The town itself is showing few signs of suffering in the recession, which could be a factor in keeping people from joining the protest. Business has been better than expected, says Michael Moran who owns a high-end fashion shop along the main street. “There is still a lot of employment in the town with Kerry Group and two or three other factories,” he says.
O’Flynn gives an impromptu speech to marchers when they return to the plaza in Charleville, telling them “there is no question of disappointment” in their campaign. Along with a marking of the 100th march on January 27th the group is planning to travel to Brussels with their message in February and mark the €3.1 billion payment of the promissory note to the ECB on March 29th. “This is a long, long war and it’s not going to be easily won but we will win it,” he tells the group.

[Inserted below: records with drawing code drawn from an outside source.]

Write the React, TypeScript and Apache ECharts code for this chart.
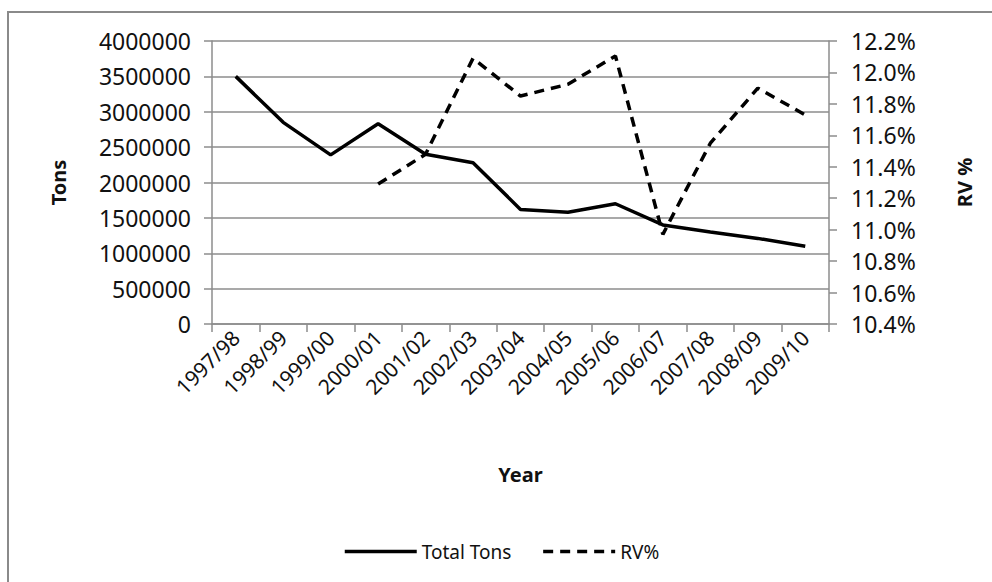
import React, { useEffect, useRef } from "react";
import * as echarts from "echarts";

const years = [
  "1997/98", "1998/99", "1999/00", "2000/01", "2001/02", "2002/03", "2003/04",
  "2004/05", "2005/06", "2006/07", "2007/08", "2008/09", "2009/10",
];
const totalTons = [
  3500000, 2850000, 2390000, 2830000, 2400000, 2280000, 1620000,
  1580000, 1700000, 1400000, 1300000, 1210000, 1100000,
];
const rvPercent: (number | null)[] = [
  null, null, null, 11.29, 11.48, 12.09, 11.85, 11.925, 12.105, 10.97, 11.55, 11.9, 11.73,
];
const leftTicks = { min: 0, max: 4000000, interval: 500000 };
const rightTicks = { min: 10.4, max: 12.2, interval: 0.2 };

const FONT = "'Noto Sans', 'Open Sans', sans-serif";

export default function App() {
  const ref = useRef<HTMLDivElement>(null);
  useEffect(() => {
    if (!ref.current) return;
    const chart = echarts.init(ref.current, null, { renderer: "svg" });
    const axisGray = "#8c8c8c";
    chart.setOption({
      animation: false,
      backgroundColor: "#ffffff",
      textStyle: { fontFamily: FONT, color: "#111" },
      graphic: [
        {
          type: "rect",
          shape: { x: 8, y: 12, width: 1000, height: 600 },
          style: { fill: "none", stroke: "#8a8a8a", lineWidth: 2 },
          silent: true,
          z: -10,
        },
      ],
      grid: { left: 212, right: 163, top: 41, bottom: 258 },
      legend: {
        left: 338,
        top: 537,
        itemWidth: 72,
        itemHeight: 12,
        itemGap: 30,
        icon: undefined,
        itemStyle: { opacity: 0 },
        lineStyle: { width: 3.5 },
        textStyle: { fontSize: 19, color: "#111", fontFamily: FONT },
        data: [{ name: "Total Tons" }, { name: "RV%" }],
      },
      xAxis: {
        type: "category",
        data: years,
        boundaryGap: true,
        name: "Year",
        nameLocation: "middle",
        nameGap: 140,
        nameTextStyle: { fontSize: 20, fontWeight: "bold", color: "#111" },
        axisLine: { lineStyle: { color: axisGray, width: 1.5 } },
        axisTick: { show: true, length: 8, lineStyle: { color: axisGray, width: 1.5 } },
        axisLabel: { rotate: 45, fontSize: 21, margin: 10, color: "#111", interval: 0 },
      },
      yAxis: [
        {
          type: "value",
          min: leftTicks.min,
          max: leftTicks.max,
          interval: leftTicks.interval,
          name: "Tons",
          nameLocation: "middle",
          nameGap: 144,
          nameRotate: 90,
          nameTextStyle: { fontSize: 20, fontWeight: "bold", color: "#111" },
          axisLine: { show: true, lineStyle: { color: axisGray, width: 1.5 } },
          axisTick: { show: true, length: 8, lineStyle: { color: axisGray, width: 1.5 } },
          axisLabel: {
            fontSize: 23,
            margin: 21,
            color: "#111",
            formatter: (v: number) => String(v),
          },
          splitLine: { show: true, lineStyle: { color: axisGray, width: 1.5 } },
        },
        {
          type: "value",
          position: "right",
          min: rightTicks.min,
          max: rightTicks.max,
          interval: rightTicks.interval,
          name: "RV %",
          nameLocation: "middle",
          nameGap: 125,
          nameRotate: 90,
          nameTextStyle: { fontSize: 20, fontWeight: "bold", color: "#111" },
          axisLine: { show: true, lineStyle: { color: axisGray, width: 1.5 } },
          axisTick: { show: true, length: 8, lineStyle: { color: axisGray, width: 1.5 } },
          axisLabel: {
            fontSize: 23,
            margin: 22,
            color: "#111",
            formatter: (v: number) => v.toFixed(1) + "%",
          },
          splitLine: { show: false },
        },
      ],
      series: [
        {
          name: "Total Tons",
          type: "line",
          yAxisIndex: 0,
          data: totalTons,
          symbol: "none",
          lineStyle: { color: "#000", width: 3.5, type: "solid" },
          itemStyle: { color: "#000" },
          z: 3,
        },
        {
          name: "RV%",
          type: "line",
          yAxisIndex: 1,
          data: rvPercent,
          symbol: "none",
          connectNulls: false,
          lineStyle: { color: "#000", width: 3.5, type: [10, 7] },
          itemStyle: { color: "#000" },
          z: 4,
        },
      ],
    });
    return () => chart.dispose();
  }, []);
  return (
    <div
      ref={ref}
      style={{ position: "fixed", left: 0, top: 0, width: 992, height: 582 }}
    />
  );
}
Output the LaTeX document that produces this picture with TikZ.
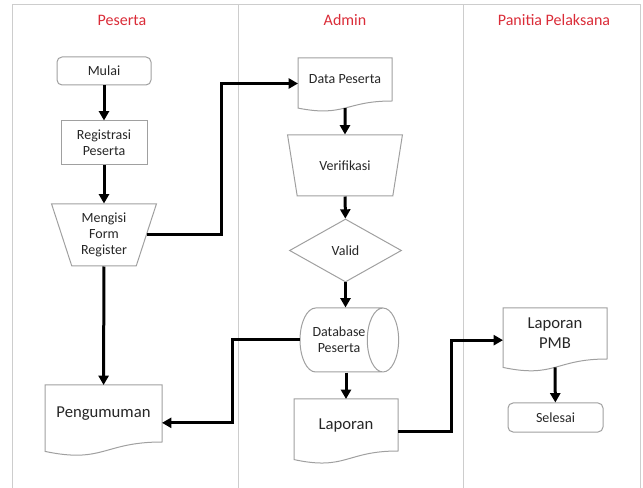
\documentclass[tikz,border=0pt]{standalone}
\usepackage{fontspec}
\setmainfont{Carlito}
\usetikzlibrary{arrows.meta,shapes.geometric,calc}

\definecolor{lanered}{RGB}{218,44,56}
\definecolor{boxgray}{RGB}{160,160,160}
\definecolor{lanegray}{RGB}{205,205,205}

% outline of a document box, plus a coordinate on its wavy edge
\newcommand{\docoutline}[1]{%
  \draw[boxgray,line width=0.75pt] let \p1=(#1.north west), \p2=(#1.south east) in
    (\x1,\y1) -- (\x2,\y1) -- (\x2,\y2)
    .. controls ({(\x1+\x2)/2},\y2) and ({(\x1+\x2)/2},{\y2-0.381*(\y1-\y2)}) ..
    (\x1,{\y2-0.165*(\y1-\y2)}) -- cycle;
  \path let \p1=(#1.north west), \p2=(#1.south east) in
    ({(\x1+\x2)/2},{\y2-0.163*(\y1-\y2)}) coordinate (#1 wave);
}

\begin{document}
\begin{tikzpicture}[x=0.75pt,y=-0.75pt,
  lane/.style={draw=lanegray,line width=0.75pt},
  lanetitle/.style={text=lanered,font=\fontsize{12}{14}\selectfont},
  shapeline/.style={draw=boxgray,line width=0.75pt,text=black!85,
    font=\fontsize{10.5}{12}\selectfont,align=center,inner sep=2pt},
  termbox/.style={shapeline,rectangle,rounded corners=3.75pt,
    minimum width=70.5pt,minimum height=21pt},
  procbox/.style={shapeline,rectangle,minimum width=64.5pt,minimum height=33pt},
  manbox/.style={shapeline,trapezium,shape border rotate=180,trapezium stretches=true},
  decbox/.style={shapeline,diamond,minimum width=84pt,minimum height=47.25pt},
  storebox/.style={shapeline,cylinder,aspect=1.1,inner sep=1pt,
    minimum width=48pt,minimum height=69pt},
  docbox/.style={rectangle,outer sep=0pt,inner sep=0pt,align=center,text=black!85,
    font=\fontsize{12.5}{15}\selectfont},
  flow/.style={line width=2.25pt,-{Triangle[length=7pt,width=7.5pt]}}]
\useasboundingbox (0,0) rectangle (643,488);

% lanes
\draw[lane] (12,488) -- (12,5) -- (640,5) -- (640,488);
\draw[lane] (238,5) -- (238,488);
\draw[lane] (463,5) -- (463,488);

\node[lanetitle] (peserta) at (122,20) {Peserta};
\node[lanetitle] (admin) at (345,20) {Admin};
\node[lanetitle] (panitia) at (554,20) {Panitia Pelaksana};

% Peserta
\node[termbox] (mulai) at (104,71) {Mulai};
\node[procbox] (reg) at (104,143) {Registrasi\\Peserta};
\node[manbox,minimum width=78.75pt,minimum height=46.5pt,
  trapezium left angle=72,trapezium right angle=72] (form) at (104,235) {Mengisi\\Form\\Register};
\node[docbox,minimum width=87.75pt,minimum height=42.75pt] (peng) at (103.5,413.5) {Pengumuman};
\docoutline{peng}

% Admin
\node[docbox,font=\fontsize{10.5}{12}\selectfont,minimum width=70.5pt,
  minimum height=32.25pt] (data) at (345,79.5) {Data Peserta};
\docoutline{data}
\node[manbox,minimum width=86.25pt,minimum height=45.75pt,
  trapezium left angle=69.4,trapezium right angle=69.4] (verif) at (345,165.5) {Verifikasi};
\node[decbox] (valid) at (345.5,250.5) {Valid};
\node[storebox] (db) at (339,340) {Database\\Peserta};
\node[docbox,minimum width=78pt,minimum height=39pt] (lap) at (346,425) {Laporan};
\docoutline{lap}

% Panitia Pelaksana
\node[docbox,minimum width=78pt,minimum height=38.25pt] (lpmb) at (555,333.5) {Laporan\\PMB};
\docoutline{lpmb}
\node[termbox,minimum width=71.25pt,minimum height=21.75pt] (selesai) at (555.5,417.5) {Selesai};

% flows
\draw[flow] (mulai) -- (reg);
\draw[flow] (reg) -- (form);
\draw[flow] (form.0) -- ++(75,0) |- ([yshift=-3pt]data.west);
\draw[flow] (form) -- (peng);
\draw[flow] (data wave) -- (verif);
\draw[flow] (verif) -- (valid);
\draw[flow] (valid) -- (valid |- db.north);
\draw[flow] (db.180) -- ++(-67,0) |- ([yshift=-7pt]peng.east);
\draw[flow] (lap |- db.south) -- (lap);
\draw[flow] ([yshift=-4.5pt]lap.east) -- ++(53,0) |- ([yshift=-5pt]lpmb.west);
\draw[flow] (lpmb wave) -- (selesai);
\end{tikzpicture}
\end{document}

Fiona FitzPatrick, a teacher and an organiser, believes this. “People are starting to see that all the cuts from the budget they are facing are linked to this debt. People are suddenly asking ‘why are we being hit?’” she says. Even if the nation doesn’t rise up she says she will continue the protest. The debt legacy Ireland is leaving its young people compels her to march every Sunday. “I will always be able to look into my children’s eyes and know I tried to change things,” she says.